Based on today’s indices results, the fall in dwelling values over the month of May and for the quarter was broad based with all capital cities apart from Perth and Hobart recording a fall in values over the month, and with half of the capital cities recording a fall in values over the quarter. While most cities experienced softer conditions, Lawless noted that Melbourne stands out as being one of the weakest performers.

‘The combined capital city index is stock weighted, meaning that larger cities like Sydney, Melbourne and Brisbane have a larger impact on the aggregated results. With Melbourne dwelling values down by 2.1% over the month and down 1.9% over the last three months, the pull down effect on the aggregated index has been substantial,’ said Lawless.

He pointed out that the two months of lower dwelling values comes at a time when a number of metrics such as auction clearance rates, vendor discounting, time on market and transaction volumes are performing well.

‘Auction clearance rates have been nudging the 70% mark on a weighted average basis over the past couple of months, with average selling time improving and vendors now offering up lower discounts from original asking prices in order to make a sale. We have also seen the number of house and unit sales rise compared with the same time last year,’ he explained.
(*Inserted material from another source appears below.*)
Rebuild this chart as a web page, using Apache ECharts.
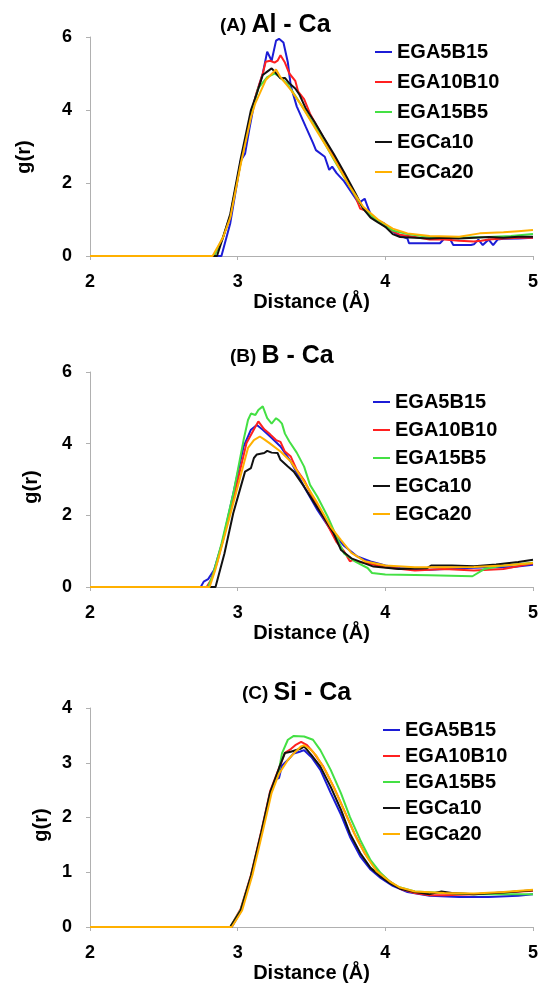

Rismark’s chief executive officer Ben Skilbeck said there is one of two means by which metrics such as auction clearance rates, transaction volumes and vendor discounting improve; either buyers increase their offer price in order to meet vendor expectations or, alternatively, vendors reduce their expectations in order to meet buyer offers.
 
‘The first is usually associated with a rising market, while the second relates to a flat or declining market. In the absence of looking at house price indices to work out which market mechanism may be at play, two good metrics to examine are consumer confidence and housing finance credit growth,’ he pointed out.

‘If credit growth is anaemic and consumer confidence is weak, both of which is currently the case, it’s a good indication that strength in auction clearance rates, and other associated metrics, may largely be driven by vendors reducing their initial expectations in order to meet buyer offers,’ he added.

‘Given the weak housing markets of 2011 and 2012 were followed by a very robust 2013 first quarter, we may well be seeing some natural market volatility associated with vendors acquiescing and taking the opportunity to sell. It will be interesting to see which way the market trend develops in the coming month or two, especially given the historically low interest rate settings,’  Skilbeck concluded.

The RP Data-Rismark analysis of rental markets showed weekly rents across the combined capital cities were up 3.1% over the past 12 months. With values shifting slightly higher over the year as well as gross rental yields holding reasonably steady at 4.2% for houses and 5% for units.

Darwin and Perth are continuing to record the highest rate of rental growth with Darwin rents rising 9.5% and 9.6% for houses and units respectively, and Perth rents up 8.9% and 8.3% over the year.